Quierra Love is just a sophomore, but her experiences with the senior class the last two years have taught her valuable lessons. “I'm always blessed to have this opportunity,” Love said, “especially with these six seniors; they taught me a lot as well as coach Blade and the coaching staff. Not everybody, especially as a freshman and a sophomore, gets to come to state, so I'm just taking this for what it is and I'll learn from these two years that I've had.”

While their time has come to an end, the legacy the seniors have laid down for the program is something they point to with pride. “We definitely are,” Pranger said. “We just worked hard for four years and we're successful – I know the girls underneath us will work hard like we did.”

“It shows just how hard work pays off,” Martin added, “and hopefully we've set the example; hopefully, we were good leaders and they will follow it.”

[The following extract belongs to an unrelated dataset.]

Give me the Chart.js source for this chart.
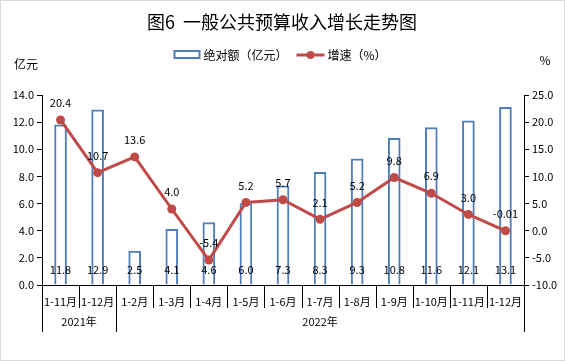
<!DOCTYPE html>
<html>
<head>
<meta charset="utf-8">
<script src="https://cdn.jsdelivr.net/npm/chart.js@4"></script>
<style>
  html, body { margin: 0; padding: 0; background: #fff; }
  #wrap { width: 565px; height: 361px; position: relative; }
</style>
</head>
<body>
<div id="wrap"><canvas id="chart" width="565" height="361"></canvas></div>
<script>
// data
const categories = ['1-11月', '1-12月', '1-2月', '1-3月', '1-4月', '1-5月', '1-6月',
                    '1-7月', '1-8月', '1-9月', '1-10月', '1-11月', '1-12月'];
const amount = [11.8, 12.9, 2.5, 4.1, 4.6, 6.0, 7.3, 8.3, 9.3, 10.8, 11.6, 12.1, 13.1];
const growth = [20.4, 10.7, 13.6, 4.0, -5.4, 5.2, 5.7, 2.1, 5.2, 9.8, 6.9, 3.0, -0.01];
const growthLabels = ['20.4', '10.7', '13.6', '4.0', '-5.4', '5.2', '5.7', '2.1', '5.2', '9.8', '6.9', '3.0', '-0.01'];
const years = [{ label: '2021年', from: 0, to: 2 }, { label: '2022年', from: 2, to: 13 }];

const titleText = '图6  一般公共预算收入增长走势图';
const barName = '绝对额（亿元）';
const lineName = '增速（%）';

const colors = {
    bar: '#4F7EBA',
    line: '#BE4B48',
    text: '#000000',
    axis: '#000000',
    frame: '#D9D9D9'
};
const FONT = "'Noto Sans CJK SC', 'Microsoft YaHei', sans-serif";

Chart.defaults.font.family = FONT;
Chart.defaults.font.size = 11;
Chart.defaults.color = colors.text;

// frame, title, legend, units, labels and the two-level category axis
const decor = {
    id: 'decor',
    beforeDraw(chart) {
        const ctx = chart.ctx;
        ctx.save();
        ctx.fillStyle = '#fff';
        ctx.fillRect(0, 0, chart.width, chart.height);
        ctx.strokeStyle = colors.frame;
        ctx.lineWidth = 1;
        ctx.strokeRect(0.5, 0.5, chart.width - 1, chart.height - 1);
        ctx.restore();
    },
    afterDatasetsDraw(chart) {
        const ctx = chart.ctx;
        const y = chart.scales.y;
        ctx.save();
        ctx.fillStyle = colors.text;
        ctx.font = '11px ' + FONT;
        ctx.textAlign = 'center';
        ctx.textBaseline = 'middle';
        // bar values near the base
        chart.getDatasetMeta(1).data.forEach((bar, i) => {
            ctx.fillText(amount[i].toFixed(1), bar.x, y.getPixelForValue(0) - 15);
        });
        // growth values above points
        chart.getDatasetMeta(0).data.forEach((pt, i) => {
            ctx.fillText(growthLabels[i], pt.x, pt.y - 17);
        });
        ctx.restore();
    },
    afterDraw(chart) {
        const ctx = chart.ctx;
        const area = chart.chartArea;
        const x = chart.scales.x;
        const half = (x.getPixelForTick(1) - x.getPixelForTick(0)) / 2;
        ctx.save();

        // title
        ctx.fillStyle = colors.text;
        ctx.textAlign = 'center';
        ctx.textBaseline = 'middle';
        ctx.font = '18px ' + FONT;
        ctx.fillText(titleText, 282, 22);

        // legend, centred around x = 280
        ctx.font = '12px ' + FONT;
        const w1 = ctx.measureText(barName).width;
        const w2 = ctx.measureText(lineName).width;
        const total = 26 + 4 + w1 + 9 + 28 + 3 + w2;
        let lx = 280 - total / 2;
        ctx.strokeStyle = colors.bar;
        ctx.lineWidth = 2;
        ctx.strokeRect(lx + 1, 51, 25, 7);
        lx += 30;
        ctx.textAlign = 'left';
        ctx.fillText(barName, lx, 55);
        lx += w1 + 9;
        ctx.strokeStyle = colors.line;
        ctx.lineWidth = 3;
        ctx.beginPath();
        ctx.moveTo(lx, 55);
        ctx.lineTo(lx + 28, 55);
        ctx.stroke();
        ctx.fillStyle = colors.line;
        ctx.beginPath();
        ctx.arc(lx + 14, 55, 4, 0, Math.PI * 2);
        ctx.fill();
        lx += 31;
        ctx.fillStyle = colors.text;
        ctx.fillText(lineName, lx, 55);

        // units
        ctx.font = '12px ' + FONT;
        ctx.textAlign = 'center';
        ctx.fillText('亿元', 26, 64);
        ctx.fillText('%', 545, 60);

        // category separators and year groups
        ctx.strokeStyle = colors.axis;
        ctx.lineWidth = 1;
        const majors = [0, 2, categories.length];
        for (let i = 0; i <= categories.length; i++) {
            const px = Math.round(x.getPixelForTick(0) - half + i * half * 2) + 0.5;
            const len = majors.includes(i) ? 47 : 23;
            ctx.beginPath();
            ctx.moveTo(px, area.bottom);
            ctx.lineTo(px, area.bottom + len);
            ctx.stroke();
        }
        ctx.font = '11px ' + FONT;
        years.forEach(g => {
            const left = x.getPixelForTick(g.from) - half;
            const right = x.getPixelForTick(g.to - 1) + half;
            ctx.fillText(g.label, (left + right) / 2, area.bottom + 37);
        });
        ctx.restore();
    }
};

new Chart(document.getElementById('chart'), {
    data: {
        labels: categories,
        datasets: [
            {
                type: 'line',
                label: lineName,
                data: growth,
                yAxisID: 'y1',
                borderColor: colors.line,
                backgroundColor: colors.line,
                borderWidth: 3,
                pointRadius: 4.5,
                pointBackgroundColor: colors.line,
                pointBorderWidth: 0,
                tension: 0,
                order: 0
            },
            {
                type: 'bar',
                label: barName,
                data: amount,
                yAxisID: 'y',
                backgroundColor: '#ffffff',
                borderColor: colors.bar,
                borderWidth: 2,
                barThickness: 12,
                order: 1
            }
        ]
    },
    options: {
        responsive: false,
        animation: false,
        layout: { padding: { top: 95, left: 0, right: 0, bottom: 0 } },
        plugins: {
            legend: { display: false },
            title: { display: false },
            tooltip: { enabled: false }
        },
        scales: {
            x: {
                offset: true,
                grid: { display: false },
                border: { display: true, color: colors.axis, width: 1 },
                ticks: { autoSkip: false, maxRotation: 0, padding: 2, color: colors.text, font: { size: 11 } },
                afterFit: (s) => { s.height = 76; }
            },
            y: {
                position: 'left',
                min: 0,
                max: 14,
                ticks: { stepSize: 2, padding: 3, color: colors.text, callback: (v) => v.toFixed(1) },
                grid: { drawOnChartArea: false, drawTicks: true, tickLength: 5, color: colors.axis },
                border: { display: true, color: colors.axis, width: 1 },
                afterFit: (s) => { s.width = 42; }
            },
            y1: {
                position: 'right',
                min: -10,
                max: 25,
                ticks: { stepSize: 5, padding: 3, color: colors.text, callback: (v) => v.toFixed(1) },
                grid: { drawOnChartArea: false, drawTicks: true, tickLength: 5, color: colors.axis },
                border: { display: true, color: colors.axis, width: 1 },
                afterFit: (s) => { s.width = 41; }
            }
        }
    },
    plugins: [decor]
});
</script>
</body>
</html>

And that's not to say that the cupboard is bare; the programs at Liberty and Lincoln middle schools have enjoyed their share of success the past several years as well, plus the junior class this year is ready to step up and make their own mark on the program. “We'll see how things go,” Blade said. “We are graduating six very valuable kids and we've got a junior class that's ready to step in and get their turn; hopefully, we'll have some young kids come in and compete for spots in time, like we do every year.

“No one's going to feel sorry for Edwardsville basketball next year, like they never do, but we'll do what we can.”